Aim of the exercise:
Images should be left out, and everything else in the listing reproduced exactly.

Collected data:
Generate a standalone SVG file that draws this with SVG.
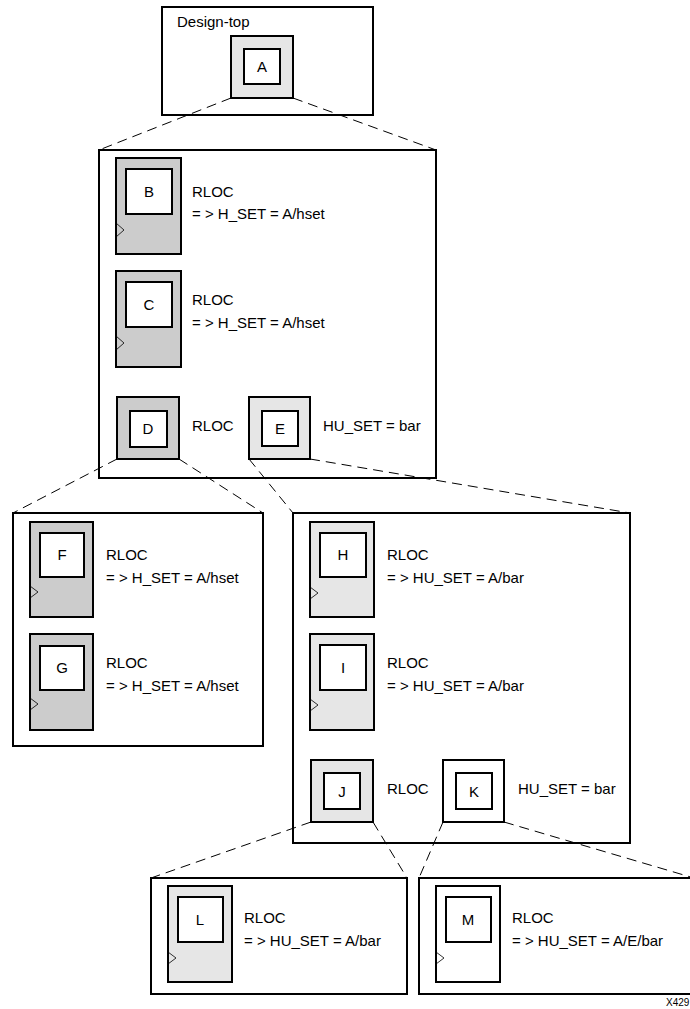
<svg xmlns="http://www.w3.org/2000/svg" width="690" height="1009" viewBox="0 0 690 1009">
<style>
.frame{fill:#fff;stroke:#000;stroke-width:2}
.outer{stroke:#000;stroke-width:2}
.dark{fill:#cccccc}
.light{fill:#e6e6e6}
.white{fill:#fff}
.inner{fill:#fff;stroke:#000;stroke-width:2}
.clk{fill:none;stroke:#000;stroke-width:0.8}
.dash{fill:none;stroke:#000;stroke-width:1;stroke-dasharray:10 6}
text{font-family:"Liberation Sans",Arial,sans-serif;font-size:15px;fill:#000}
.c{text-anchor:middle}
</style>
<rect width="690" height="1009" fill="#fff"/>
<g id="frames">
<rect class="frame" x="162" y="7" width="211" height="108"/>
<rect class="frame" x="99" y="150" width="337" height="328"/>
<rect class="frame" x="13" y="513" width="250" height="233"/>
<rect class="frame" x="293" y="513" width="337" height="330"/>
<rect class="frame" x="151" y="878" width="256" height="116"/>
<rect class="frame" x="419" y="878" width="290" height="116"/>
</g>
<g id="connectors">
<line class="dash" x1="231" y1="98" x2="99" y2="150"/>
<line class="dash" x1="293" y1="98" x2="436" y2="150"/>
<line class="dash" x1="117" y1="459" x2="13" y2="513"/>
<line class="dash" x1="179" y1="459" x2="263" y2="513"/>
<line class="dash" x1="249" y1="459" x2="293" y2="513"/>
<line class="dash" x1="310" y1="459" x2="630" y2="513"/>
<line class="dash" x1="311" y1="822" x2="151" y2="878"/>
<line class="dash" x1="373" y1="822" x2="407" y2="878"/>
<line class="dash" x1="443" y1="822" x2="419" y2="878"/>
<line class="dash" x1="504" y1="822" x2="694" y2="878"/>
</g>
<g id="design-top">
<text x="177" y="27">Design-top</text>
</g>
<g id="A">
<rect class="outer light" x="231" y="36" width="62" height="62"/>
<rect class="inner" x="244" y="49" width="36" height="35"/>
<text class="c" x="262" y="72">A</text>
</g>
<g id="B">
<rect class="outer dark" x="116" y="158" width="65" height="96"/>
<rect class="inner" x="126" y="169" width="46" height="45"/>
<polyline class="clk" points="116,223 124,230 116,237"/>
<text class="c" x="149" y="197">B</text>
<text x="192" y="197">RLOC</text>
<text x="192" y="219">= &gt; H_SET = A/hset</text>
</g>
<g id="C">
<rect class="outer dark" x="116" y="271" width="65" height="96"/>
<rect class="inner" x="126" y="282" width="46" height="45"/>
<polyline class="clk" points="116,336 124,343 116,350"/>
<text class="c" x="149" y="310">C</text>
<text x="192" y="305">RLOC</text>
<text x="192" y="328">= &gt; H_SET = A/hset</text>
</g>
<g id="D">
<rect class="outer dark" x="117" y="397" width="62" height="62"/>
<rect class="inner" x="130" y="411" width="37" height="36"/>
<text class="c" x="148" y="434">D</text>
<text x="192" y="431">RLOC</text>
</g>
<g id="E">
<rect class="outer light" x="249" y="397" width="61" height="62"/>
<rect class="inner" x="262" y="411" width="36" height="35"/>
<text class="c" x="280" y="434">E</text>
<text x="323" y="431">HU_SET = bar</text>
</g>
<g id="F">
<rect class="outer dark" x="30" y="522" width="63" height="95"/>
<rect class="inner" x="40" y="533" width="44" height="44"/>
<polyline class="clk" points="30,586 38,592 30,598"/>
<text class="c" x="62" y="560">F</text>
<text x="106" y="560">RLOC</text>
<text x="106" y="583">= &gt; H_SET = A/hset</text>
</g>
<g id="G">
<rect class="outer dark" x="30" y="634" width="63" height="96"/>
<rect class="inner" x="40" y="646" width="44" height="44"/>
<polyline class="clk" points="30,698 38,704 30,710"/>
<text class="c" x="62" y="673">G</text>
<text x="106" y="668">RLOC</text>
<text x="106" y="691">= &gt; H_SET = A/hset</text>
</g>
<g id="H">
<rect class="outer light" x="310" y="522" width="64" height="95"/>
<rect class="inner" x="320" y="533" width="46" height="44"/>
<polyline class="clk" points="310,587 318,593 310,599"/>
<text class="c" x="343" y="560">H</text>
<text x="387" y="560">RLOC</text>
<text x="387" y="583">= &gt; HU_SET = A/bar</text>
</g>
<g id="I">
<rect class="outer light" x="310" y="634" width="64" height="96"/>
<rect class="inner" x="320" y="645" width="46" height="45"/>
<polyline class="clk" points="310,699 318,705 310,711"/>
<text class="c" x="343" y="673">I</text>
<text x="387" y="668">RLOC</text>
<text x="387" y="691">= &gt; HU_SET = A/bar</text>
</g>
<g id="J">
<rect class="outer light" x="311" y="760" width="62" height="62"/>
<rect class="inner" x="324" y="773" width="36" height="36"/>
<text class="c" x="342" y="797">J</text>
<text x="387" y="794">RLOC</text>
</g>
<g id="K">
<rect class="outer white" x="443" y="760" width="61" height="62"/>
<rect class="inner" x="456" y="773" width="36" height="36"/>
<text class="c" x="474" y="797">K</text>
<text x="518" y="794">HU_SET = bar</text>
</g>
<g id="L">
<rect class="outer light" x="168" y="886" width="64" height="96"/>
<rect class="inner" x="178" y="897" width="45" height="45"/>
<polyline class="clk" points="168,952 176,958 168,964"/>
<text class="c" x="200" y="925">L</text>
<text x="244" y="923">RLOC</text>
<text x="244" y="946">= &gt; HU_SET = A/bar</text>
</g>
<g id="M">
<rect class="outer white" x="436" y="886" width="64" height="96"/>
<rect class="inner" x="446" y="897" width="45" height="45"/>
<polyline class="clk" points="436,952 444,958 436,964"/>
<text class="c" x="468" y="925">M</text>
<text x="512" y="923">RLOC</text>
<text x="512" y="946">= &gt; HU_SET = A/E/bar</text>
</g>
<text x="666" y="1006" style="font-size:10px">X429</text>
</svg>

Task response:
Generate a standalone SVG file that draws this with SVG.
<svg xmlns="http://www.w3.org/2000/svg" width="690" height="1009" viewBox="0 0 690 1009">
<style>
.frame{fill:#fff;stroke:#000;stroke-width:2}
.outer{stroke:#000;stroke-width:2}
.dark{fill:#cccccc}
.light{fill:#e6e6e6}
.white{fill:#fff}
.inner{fill:#fff;stroke:#000;stroke-width:2}
.clk{fill:none;stroke:#000;stroke-width:0.8}
.dash{fill:none;stroke:#000;stroke-width:1;stroke-dasharray:10 6}
text{font-family:"Liberation Sans",Arial,sans-serif;font-size:15px;fill:#000}
.c{text-anchor:middle}
</style>
<rect width="690" height="1009" fill="#fff"/>
<g id="frames">
<rect class="frame" x="162" y="7" width="211" height="108"/>
<rect class="frame" x="99" y="150" width="337" height="328"/>
<rect class="frame" x="13" y="513" width="250" height="233"/>
<rect class="frame" x="293" y="513" width="337" height="330"/>
<rect class="frame" x="151" y="878" width="256" height="116"/>
<rect class="frame" x="419" y="878" width="290" height="116"/>
</g>
<g id="connectors">
<line class="dash" x1="231" y1="98" x2="99" y2="150"/>
<line class="dash" x1="293" y1="98" x2="436" y2="150"/>
<line class="dash" x1="117" y1="459" x2="13" y2="513"/>
<line class="dash" x1="179" y1="459" x2="263" y2="513"/>
<line class="dash" x1="249" y1="459" x2="293" y2="513"/>
<line class="dash" x1="310" y1="459" x2="630" y2="513"/>
<line class="dash" x1="311" y1="822" x2="151" y2="878"/>
<line class="dash" x1="373" y1="822" x2="407" y2="878"/>
<line class="dash" x1="443" y1="822" x2="419" y2="878"/>
<line class="dash" x1="504" y1="822" x2="694" y2="878"/>
</g>
<g id="design-top">
<text x="177" y="27">Design-top</text>
</g>
<g id="A">
<rect class="outer light" x="231" y="36" width="62" height="62"/>
<rect class="inner" x="244" y="49" width="36" height="35"/>
<text class="c" x="262" y="72">A</text>
</g>
<g id="B">
<rect class="outer dark" x="116" y="158" width="65" height="96"/>
<rect class="inner" x="126" y="169" width="46" height="45"/>
<polyline class="clk" points="116,223 124,230 116,237"/>
<text class="c" x="149" y="197">B</text>
<text x="192" y="197">RLOC</text>
<text x="192" y="219">= &gt; H_SET = A/hset</text>
</g>
<g id="C">
<rect class="outer dark" x="116" y="271" width="65" height="96"/>
<rect class="inner" x="126" y="282" width="46" height="45"/>
<polyline class="clk" points="116,336 124,343 116,350"/>
<text class="c" x="149" y="310">C</text>
<text x="192" y="305">RLOC</text>
<text x="192" y="328">= &gt; H_SET = A/hset</text>
</g>
<g id="D">
<rect class="outer dark" x="117" y="397" width="62" height="62"/>
<rect class="inner" x="130" y="411" width="37" height="36"/>
<text class="c" x="148" y="434">D</text>
<text x="192" y="431">RLOC</text>
</g>
<g id="E">
<rect class="outer light" x="249" y="397" width="61" height="62"/>
<rect class="inner" x="262" y="411" width="36" height="35"/>
<text class="c" x="280" y="434">E</text>
<text x="323" y="431">HU_SET = bar</text>
</g>
<g id="F">
<rect class="outer dark" x="30" y="522" width="63" height="95"/>
<rect class="inner" x="40" y="533" width="44" height="44"/>
<polyline class="clk" points="30,586 38,592 30,598"/>
<text class="c" x="62" y="560">F</text>
<text x="106" y="560">RLOC</text>
<text x="106" y="583">= &gt; H_SET = A/hset</text>
</g>
<g id="G">
<rect class="outer dark" x="30" y="634" width="63" height="96"/>
<rect class="inner" x="40" y="646" width="44" height="44"/>
<polyline class="clk" points="30,698 38,704 30,710"/>
<text class="c" x="62" y="673">G</text>
<text x="106" y="668">RLOC</text>
<text x="106" y="691">= &gt; H_SET = A/hset</text>
</g>
<g id="H">
<rect class="outer light" x="310" y="522" width="64" height="95"/>
<rect class="inner" x="320" y="533" width="46" height="44"/>
<polyline class="clk" points="310,587 318,593 310,599"/>
<text class="c" x="343" y="560">H</text>
<text x="387" y="560">RLOC</text>
<text x="387" y="583">= &gt; HU_SET = A/bar</text>
</g>
<g id="I">
<rect class="outer light" x="310" y="634" width="64" height="96"/>
<rect class="inner" x="320" y="645" width="46" height="45"/>
<polyline class="clk" points="310,699 318,705 310,711"/>
<text class="c" x="343" y="673">I</text>
<text x="387" y="668">RLOC</text>
<text x="387" y="691">= &gt; HU_SET = A/bar</text>
</g>
<g id="J">
<rect class="outer light" x="311" y="760" width="62" height="62"/>
<rect class="inner" x="324" y="773" width="36" height="36"/>
<text class="c" x="342" y="797">J</text>
<text x="387" y="794">RLOC</text>
</g>
<g id="K">
<rect class="outer white" x="443" y="760" width="61" height="62"/>
<rect class="inner" x="456" y="773" width="36" height="36"/>
<text class="c" x="474" y="797">K</text>
<text x="518" y="794">HU_SET = bar</text>
</g>
<g id="L">
<rect class="outer light" x="168" y="886" width="64" height="96"/>
<rect class="inner" x="178" y="897" width="45" height="45"/>
<polyline class="clk" points="168,952 176,958 168,964"/>
<text class="c" x="200" y="925">L</text>
<text x="244" y="923">RLOC</text>
<text x="244" y="946">= &gt; HU_SET = A/bar</text>
</g>
<g id="M">
<rect class="outer white" x="436" y="886" width="64" height="96"/>
<rect class="inner" x="446" y="897" width="45" height="45"/>
<polyline class="clk" points="436,952 444,958 436,964"/>
<text class="c" x="468" y="925">M</text>
<text x="512" y="923">RLOC</text>
<text x="512" y="946">= &gt; HU_SET = A/E/bar</text>
</g>
<text x="666" y="1006" style="font-size:10px">X429</text>
</svg>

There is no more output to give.